The land developer was very pleased with this contractual agreement.  He and Dr. Joshua grew up together.  He gave the land for the hospital site so he had a big say in what we do there.  He is building a town from a village.  He hopes to have a 30,000 town in a few years.  Condos and high rise apartment buildings are going up everywhere.  He agreed to give us two of the condos to use for an orphanage.  We looked at one unit almost completed while we were there in December.  We will be able to put a door (or maybe one on each floor) between the units to house about 50 children with one set of house parents.  These units are three floors with three bedrooms on the top two floors.  The master bedroom, living room, kitchen and bath are on the first floor.  In the second unit, I can visualize the large master bedroom to be used for a lot of children in bulk beds.  We may have to add an additional bath to accommodate 50 children.   Mr. Zhu’s wife will stay there as the house parent until we are able to find a couple.   Mr. Zhu has already identified about 35 orphans that can move into the Wadian units as soon as they are ready for occupancy.  The churches in the Red Boiling Springs, TN area may be combining efforts to support all of these children.  Jerry Cherry, one of our sponsors is looking into that possibility.  
Mr.
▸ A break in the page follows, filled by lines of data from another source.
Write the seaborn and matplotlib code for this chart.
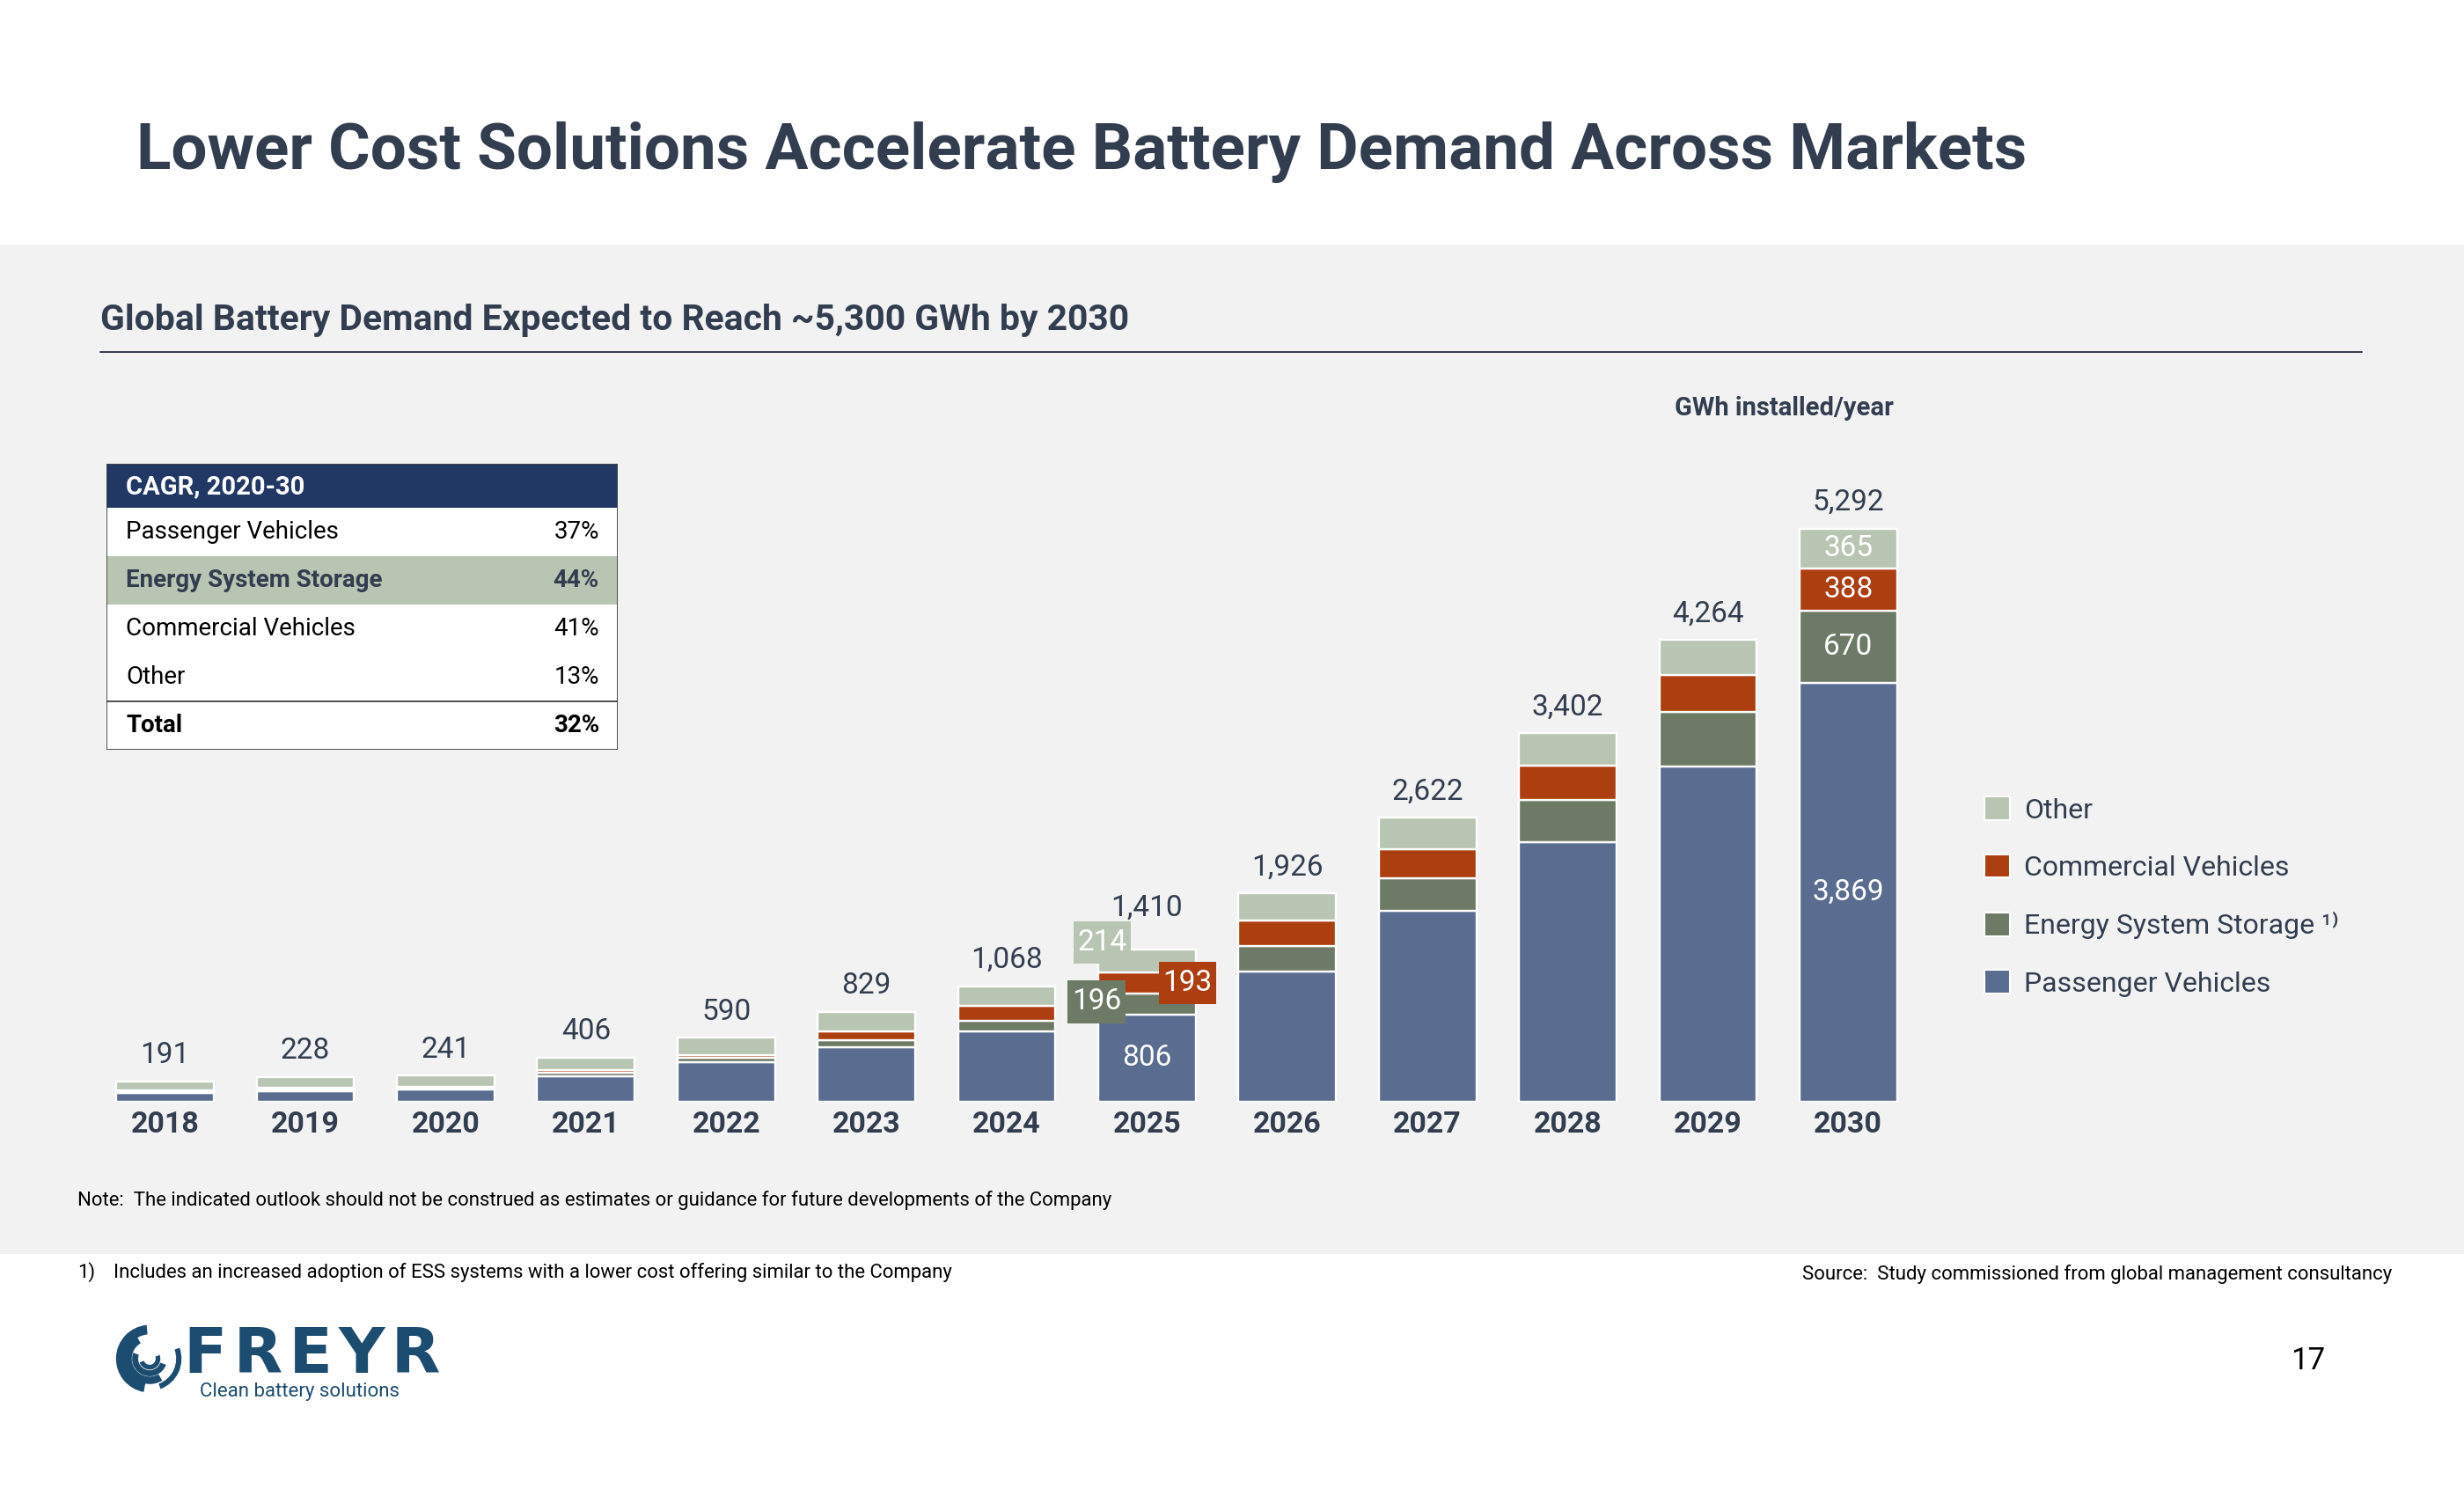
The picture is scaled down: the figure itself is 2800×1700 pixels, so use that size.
import numpy as np
import matplotlib
matplotlib.use("Agg")
import matplotlib.pyplot as plt
from matplotlib.patches import Rectangle, Patch, Wedge
import seaborn as sns

years = ["2018", "2019", "2020", "2021", "2022", "2023", "2024",
         "2025", "2026", "2027", "2028", "2029", "2030"]
passenger = [84, 100, 110, 234, 364, 501, 653, 806, 1205, 1760, 2400, 3095, 3869]
ess = [8, 12, 16, 38, 41, 68, 94, 196, 234, 306, 385, 505, 670]
commercial = [10, 14, 16, 22, 28, 85, 135, 193, 232, 270, 318, 341, 388]
other = [89, 102, 99, 112, 157, 175, 186, 214, 255, 286, 299, 323, 365]
totals = [191, 228, 241, 406, 590, 829, 1068, 1410, 1926, 2622, 3402, 4264, 5292]

cagr_labels = ["Passenger Vehicles", "Energy System Storage", "Commercial Vehicles", "Other", "Total"]
cagr_values = ["37%", "44%", "41%", "13%", "32%"]

# colours
PV_C = "#5a6d90"
ESS_C = "#6d7a65"
CV_C = "#ac3e10"
OTH_C = "#b8c5b2"
DARK = "#323e50"
NAVY = "#213865"
BG = "#f2f2f2"

sns.set_style("white")
plt.rcParams["font.family"] = ["Roboto", "DejaVu Sans"]

W, H = 2800, 1700
fig = plt.figure(figsize=(28, 17), dpi=100)
fig.patch.set_facecolor("white")

def fx(px):
    return px / W

def fy(py):
    return 1 - py / H

# grey band (behind everything)
fig.patches.append(Rectangle((0, fy(1425)), 1, (1425 - 278) / H, transform=fig.transFigure,
                             facecolor=BG, edgecolor="none", zorder=-10))

fig.text(fx(155), fy(173), "Lower Cost Solutions Accelerate Battery Demand Across Markets",
         fontsize=52.5, fontweight="bold", color=DARK, va="center", ha="left")
fig.text(fx(114), fy(364), "Global Battery Demand Expected to Reach ~5,300 GWh by 2030",
         fontsize=29.4, fontweight="bold", color=DARK, va="center", ha="left")
fig.add_artist(plt.Line2D([fx(114), fx(2684)], [fy(400), fy(400)], transform=fig.transFigure,
                          color=DARK, lw=1.4))
fig.text(fx(2152), fy(464), "GWh installed/year", fontsize=21, fontweight="bold",
         color=DARK, va="center", ha="right")

# main chart
ax = fig.add_axes([fx(108), fy(1252), fx(2180) - fx(108), 0.4306])
ax.patch.set_alpha(0)

layers = [
    ("Passenger Vehicles", passenger, PV_C),
    ("Energy System Storage", ess, ESS_C),
    ("Commercial Vehicles", commercial, CV_C),
    ("Other", other, OTH_C),
]
bottom = np.zeros(len(years))
for name, vals, col in layers:
    sns.barplot(x=years, y=vals, bottom=bottom.copy(), color=col, saturation=1,
                width=0.695, edgecolor="white", linewidth=1.7, ax=ax, zorder=2)
    bottom += np.array(vals)

ax.set_ylim(0, 5950)
ax.set_xlim(-0.5, len(years) - 0.5)
sns.despine(ax=ax, left=True, bottom=True)
ax.set_yticks([])
ax.set_xlabel("")
ax.set_ylabel("")
ax.tick_params(axis="x", length=0, pad=7, labelsize=24.5, labelcolor=DARK)
for lab in ax.get_xticklabels():
    lab.set_fontweight("bold")

# totals above bars
for i, t in enumerate(totals):
    off = 27 if years[i] == "2025" else 15
    ax.annotate(f"{t:,}", (i, t), xytext=(0, off), textcoords="offset points",
                ha="center", va="baseline", fontsize=24, color=DARK)

# 2030 segment labels
last = len(years) - 1
base = 0
for name, vals, col in layers:
    v = vals[last]
    ax.text(last, base + v / 2, f"{v:,}", ha="center", va="center", fontsize=24,
            color="white", zorder=4)
    base += v

# 2025 call-outs
k = years.index("2025")
ax.text(k, passenger[k] / 2, f"{passenger[k]:,}", ha="center", va="center",
        fontsize=24, color="white", zorder=4)
callouts = [
    (ess[k], passenger[k] + ess[k] / 2 + 20, -0.36, ESS_C),
    (commercial[k], passenger[k] + ess[k] + commercial[k] / 2, 0.29, CV_C),
    (other[k], passenger[k] + ess[k] + commercial[k] + other[k] / 2 + 170, -0.32, OTH_C),
]
bw, bh = 0.41, 395
for v, yc, dx, col in callouts:
    ax.add_patch(Rectangle((k + dx - bw / 2, yc - bh / 2), bw, bh, facecolor=col,
                           edgecolor="none", zorder=5))
    ax.text(k + dx, yc, f"{v}", ha="center", va="center", fontsize=24,
            color="white", zorder=6)

# legend
handles = [Patch(facecolor=c, edgecolor="white", linewidth=1.5, label=n)
           for n, _, c in layers[::-1]]
handles[2].set_label("Energy System Storage \u00b9\u207e")
ax.legend(handles=handles, loc="center left", bbox_to_anchor=(fx(2255), fy(1019)),
          bbox_transform=fig.transFigure, frameon=False, fontsize=23,
          handlelength=0.9, handleheight=0.9, handletextpad=0.5, labelspacing=1.1,
          borderpad=0, borderaxespad=0, labelcolor=DARK)

# CAGR table
tx0, ty0, tw, th = 121, 527, 581, 325
tab = fig.add_axes([fx(tx0), fy(ty0 + th), tw / W, th / H])
tab.set_xlim(0, tw)
tab.set_ylim(th, 0)
tab.axis("off")
tab.add_patch(Rectangle((0, 0), tw, th, facecolor="white", edgecolor="none"))
tab.add_patch(Rectangle((0, 0), tw, 50, facecolor=NAVY, edgecolor="none"))
tab.text(22, 26, "CAGR, 2020-30", fontsize=21, fontweight="bold", color="white",
         va="center", ha="left")
row_h = 55
for r, (lab, val) in enumerate(zip(cagr_labels, cagr_values)):
    y0 = 50 + r * row_h
    weight = "normal"
    col = "black"
    if lab == "Energy System Storage":
        tab.add_patch(Rectangle((0, y0), tw, row_h, facecolor=OTH_C, edgecolor="none"))
        weight = "bold"
        col = DARK
    if lab == "Total":
        tab.plot([0, tw], [y0, y0], color="#404040", lw=1.3)
        weight = "bold"
    tab.text(22, y0 + row_h / 2, lab, fontsize=20, fontweight=weight, color=col,
             va="center", ha="left")
    tab.text(tw - 21, y0 + row_h / 2, val, fontsize=20, fontweight=weight, color=col,
             va="center", ha="right")
tab.add_patch(Rectangle((0, 0), tw, th, facecolor="none", edgecolor="#404040", lw=1.3))

# notes
fig.text(fx(88), fy(1364), "Note:  The indicated outlook should not be construed as estimates "
         "or guidance for future developments of the Company", fontsize=15.9,
         color="black", va="center", ha="left")
fig.text(fx(88), fy(1446), "1)", fontsize=15.9, color="black", va="center", ha="left")
fig.text(fx(129), fy(1446), "Includes an increased adoption of ESS systems with a lower cost "
         "offering similar to the Company", fontsize=15.9, color="black", va="center", ha="left")
fig.text(fx(2718), fy(1448), "Source:  Study commissioned from global management consultancy",
         fontsize=15.9, color="black", va="center", ha="right")
fig.text(fx(2623), fy(1547), "17", fontsize=25, color="black", va="center", ha="center")

# logo
LOGO = "#1c4d70"
fig.text(fx(209), fy(1540), "F\u200aR\u200aE\u200aY\u200aR", fontsize=52, fontweight="bold",
         color=LOGO, family="DejaVu Sans", va="center", ha="left")
fig.text(fx(227), fy(1581), "Clean battery solutions", fontsize=16, color=LOGO,
         va="center", ha="left")
lg = fig.add_axes([fx(128), fy(1592), 84 / W, 96 / H])
lg.set_xlim(-1.1, 1.1)
lg.set_ylim(-1.25, 1.25)
lg.axis("off")
for r, t1, t2, w in [(1.0, 95, 260, 0.28), (0.75, 120, 300, 0.22),
                     (0.52, 160, 340, 0.18), (0.95, 290, 20, 0.16), (0.32, 200, 20, 0.14)]:
    lg.add_patch(Wedge((0, 0), r, t1, t2, width=w, facecolor=LOGO, edgecolor="none"))

fig.savefig("out.png", dpi=100, facecolor="white")
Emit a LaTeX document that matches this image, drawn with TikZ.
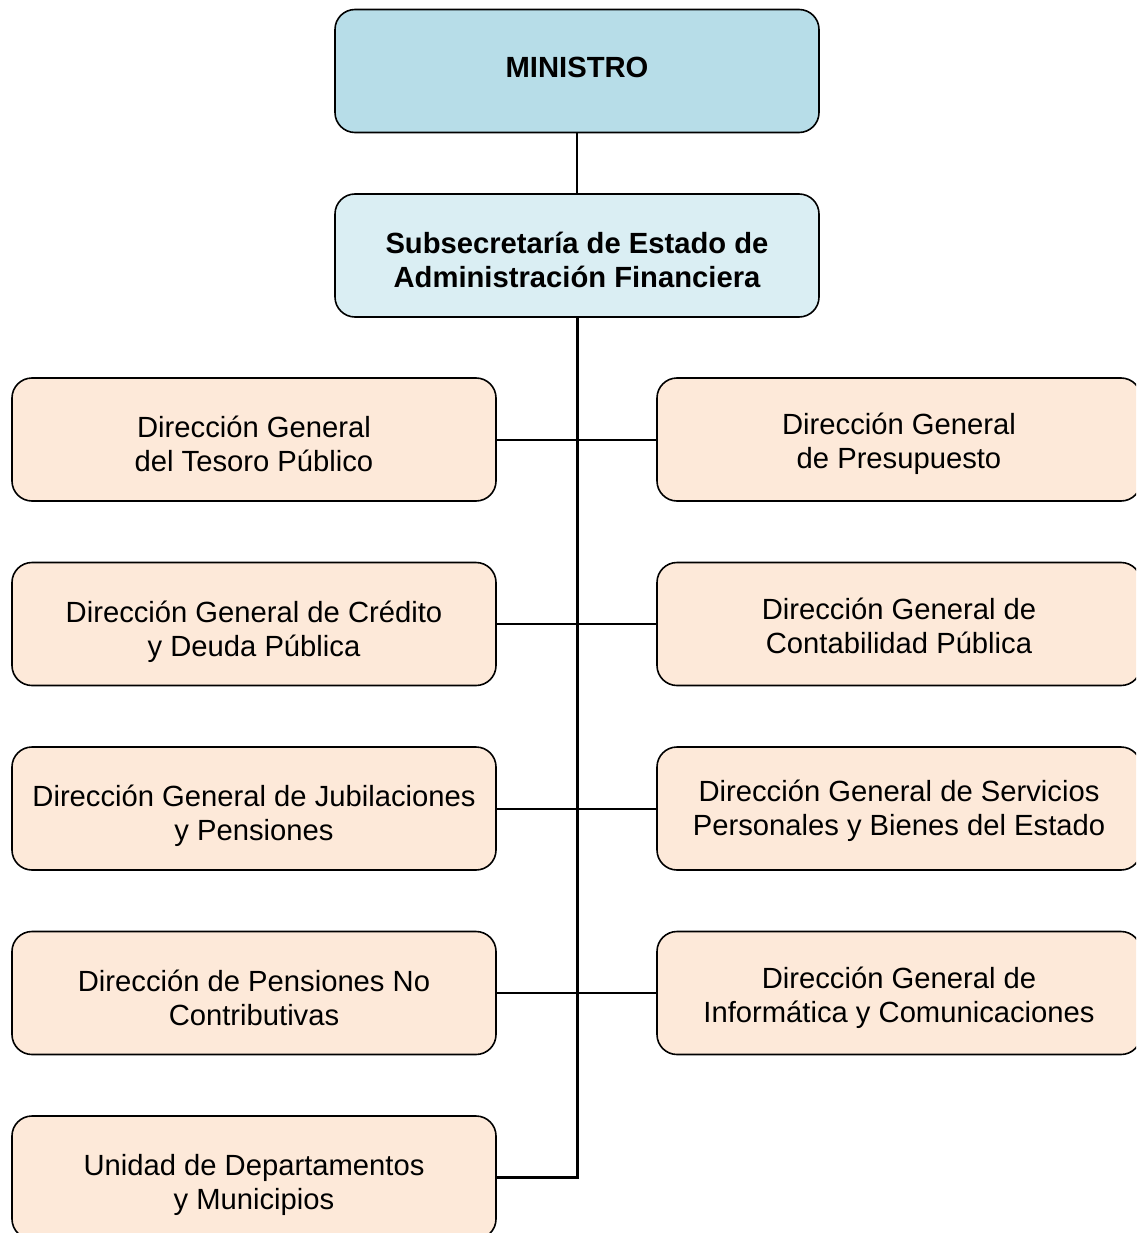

Zhu will relocate to be the director of Wesley’s House in Pingguo.  John Xue has resigned his job there and will be leaving soon.  Mr. Zhu will meet with government officials in Pingguo to see if we can use the rest of the old school building for orphans.  We have a portion of the building already and now that the new school is completed, a large portion of the building is empty.  There was a fight between the Department of Education and the local police because they want to use part of the building for a police station.  That would not be good on our campus with cars coming in and out all the time so we are hoping the Education Department will win the fight and give us the rest of the building.  We will remodel the rest of the building and add restrooms and enlarge our occupancy in this location to over 200 children.   We will consider this as the new location to replace the North Canton Christian Care Center that we closed last year. 

With Julia Ng taking over the oversight of the care centers and the hospital, our son, Ronald, has now moved to the Philippines.  He and Gigi have rented a small house for the time being.  They are visiting two other islands to meet missionaries that have land available for orphanages.  They will check into the requirements to obtain a license.  They hope to find a location to build an orphanage in the near future.   Ronald had a bout with pneumonia the last two weeks he was in China but he’s overcome the illness and is feeling well now.  We are so grateful for his recovery and for those that assisted him in China to get treatment for him. 
It is Chinese New Year in China so the children are visiting relatives for their winter vacation.  The spring semester will begin by the first of March and all will be returning for another session of study.  We are always thankful when the children come back safely to the care centers.  There are always a number of firework injuries each year in China during the Spring Festival. 

Please keep Ron and me in your prayers for safe travels and good health.  Also, remember our work, the children and workers.  Thanks to so many of you who encourage us and help us in so many ways.